The fiction of currency runs our lives and had created a world that –  as entrepreneur Anita Roddick said, has created  “a religion of maximizing profits” where “everything is legitimate in the pursuit of that goal.” That the World Bank, the International Bank of Settlement, the IMF, and the Federal Reserve are private organizations – themselves charted by the private Council of Foreign Relations and their branches – (offshoots of the UK Milner Group (Bankers) and Cecil Rhodes (Banker) and the Rothschild’s (Bankers) – should prompt serious concern and investigation.

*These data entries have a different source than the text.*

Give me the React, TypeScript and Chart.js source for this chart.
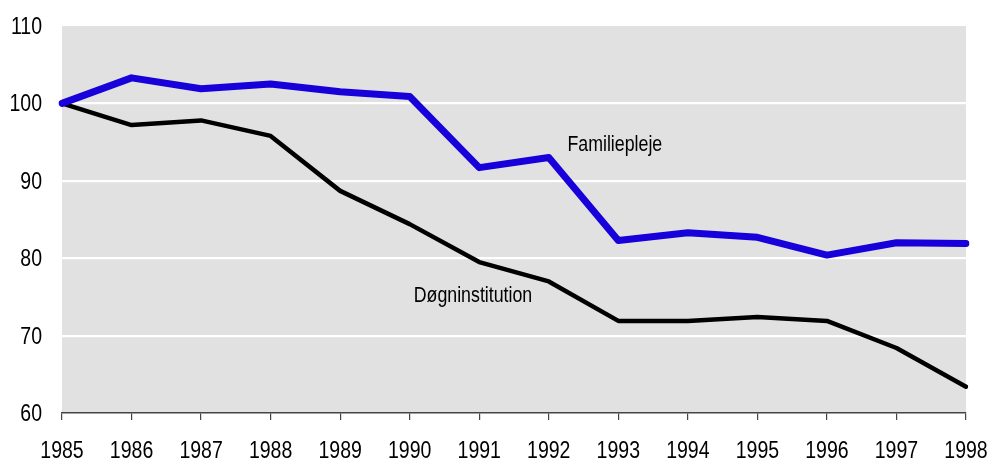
import React, { useEffect, useRef } from "react";
import { Chart, registerables } from "chart.js";

Chart.register(...registerables);

const years = ["1985","1986","1987","1988","1989","1990","1991","1992","1993","1994","1995","1996","1997","1998"];
const familiepleje = [100, 103.3, 101.9, 102.5, 101.5, 100.9, 91.7, 93.0, 82.3, 83.3, 82.7, 80.4, 82.0, 81.9];
const dognInstitution = [100, 97.2, 97.8, 95.8, 88.7, 84.4, 79.5, 77.0, 71.9, 71.9, 72.4, 71.9, 68.4, 63.4];
const yTicks = [60, 70, 80, 90, 100, 110];
const seriesLabels = [
  { text: "Familiepleje", x: 7.95, y: 93.8 },
  { text: "Døgninstitution", x: 5.91, y: 74.3 },
];

const FONT = "'Liberation Sans', Arial, sans-serif";

const bgPlugin = {
  id: "bgPlugin",
  beforeDraw(chart: any) {
    const { ctx, chartArea } = chart;
    ctx.save();
    ctx.fillStyle = "#e1e1e1";
    ctx.fillRect(chartArea.left, chartArea.top, chartArea.right - chartArea.left, chartArea.bottom - chartArea.top);
    ctx.restore();
  },
};

function narrowText(ctx: any, text: string, x: number, y: number, align: "left" | "center" | "right", sx: number) {
  ctx.save();
  ctx.translate(x, y);
  ctx.scale(sx, 1);
  ctx.textAlign = align;
  ctx.textBaseline = "alphabetic";
  ctx.fillText(text, 0, 0);
  ctx.restore();
}

const labelPlugin = {
  id: "labelPlugin",
  afterDraw(chart: any) {
    const { ctx, scales, chartArea } = chart;
    ctx.save();
    ctx.fillStyle = "#000";
    ctx.font = `22.5px ${FONT}`;
    for (const l of seriesLabels) {
      narrowText(ctx, l.text, scales.x.getPixelForValue(l.x), scales.y.getPixelForValue(l.y), "center", 0.79);
    }
    ctx.font = `23.5px ${FONT}`;
    for (const v of yTicks) {
      narrowText(ctx, String(v), chartArea.left - 20, scales.y.getPixelForValue(v) + 8, "right", 0.83);
    }
    years.forEach((yr, i) => {
      narrowText(ctx, yr, scales.x.getPixelForValue(i), chartArea.bottom + 45, "center", 0.83);
    });
    ctx.restore();
  },
};

export default function App() {
  const ref = useRef<HTMLCanvasElement>(null);
  useEffect(() => {
    if (!ref.current) return;
    const chart = new Chart(ref.current, {
      type: "line",
      data: {
        labels: years,
        datasets: [
          {
            label: "Familiepleje",
            data: familiepleje,
            borderColor: "#1800da",
            borderWidth: 7,
            pointRadius: 0,
            tension: 0,
            borderCapStyle: "round",
            borderJoinStyle: "round",
          },
          {
            label: "Døgninstitution",
            data: dognInstitution,
            borderColor: "#000000",
            borderWidth: 4.5,
            pointRadius: 0,
            tension: 0,
            borderCapStyle: "round",
            borderJoinStyle: "round",
          },
        ],
      },
      options: {
        animation: false,
        responsive: false,
        maintainAspectRatio: false,
        layout: { padding: { left: 0, right: 23, top: 26, bottom: 0 } },
        plugins: { legend: { display: false }, tooltip: { enabled: false } },
        scales: {
          x: {
            type: "category",
            offset: false,
            grid: { drawOnChartArea: false, drawTicks: true, tickLength: 7, color: "#444", lineWidth: 1.2 },
            border: { display: true, color: "#444", width: 1.5 },
            ticks: { color: "rgba(0,0,0,0)", font: { family: FONT, size: 20 }, padding: 4, maxRotation: 0, autoSkip: false },
            afterFit(axis: any) {
              axis.height = 47;
              axis.paddingLeft = 0;
              axis.paddingRight = 0;
            },
          },
          y: {
            min: 60,
            max: 110,
            afterBuildTicks(axis: any) {
              axis.ticks = yTicks.map((v) => ({ value: v }));
            },
            grid: {
              drawTicks: false,
              color: (c: any) => (c.tick && (c.tick.value === 110 || c.tick.value === 60) ? "rgba(0,0,0,0)" : "#ffffff"),
              lineWidth: 2.2,
            },
            border: { display: false },
            ticks: { color: "rgba(0,0,0,0)", font: { family: FONT, size: 20 }, padding: 19 },
            afterFit(axis: any) {
              axis.width = 62;
              axis.paddingTop = 0;
              axis.paddingBottom = 0;
            },
          },
        },
      },
      plugins: [bgPlugin, labelPlugin],
    });
    return () => chart.destroy();
  }, []);
  return (
    <div style={{ position: "fixed", left: 0, top: 0, width: 989, height: 460 }}>
      <canvas ref={ref} width={989} height={460} style={{ width: 989, height: 460 }} />
    </div>
  );
}
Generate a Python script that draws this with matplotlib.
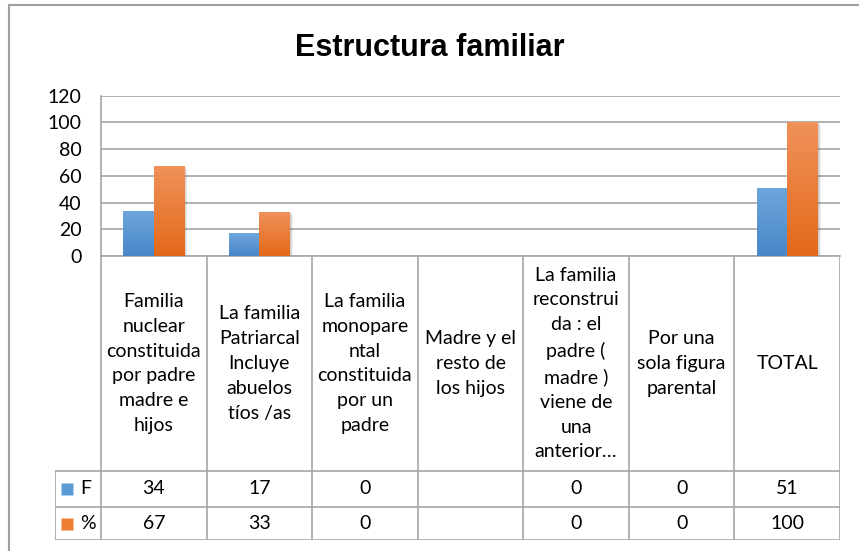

Just as the corporation uses branding to create attractive personalities for themselves, we can create and control the images and content to empower ourselves to challenge the accepted version of currency. The path from spectator to being autonomous can be walked using the technology that is already here and to advance the cause that, contrary to what we have accepted so far,  humans may be trusted with the promotion of values that support all life on earth, equally.

[1] The Milner Experiment: http://en.wikipedia.org/wiki/Milgram_experiment

[2]The Technological Society. Jacques Ellul
Trans. John Wilkinson. New York: Knopf, 1964. London: Jonathan Cape, 1965. Rev. ed.: New York: Knopf/Vintage, 1967.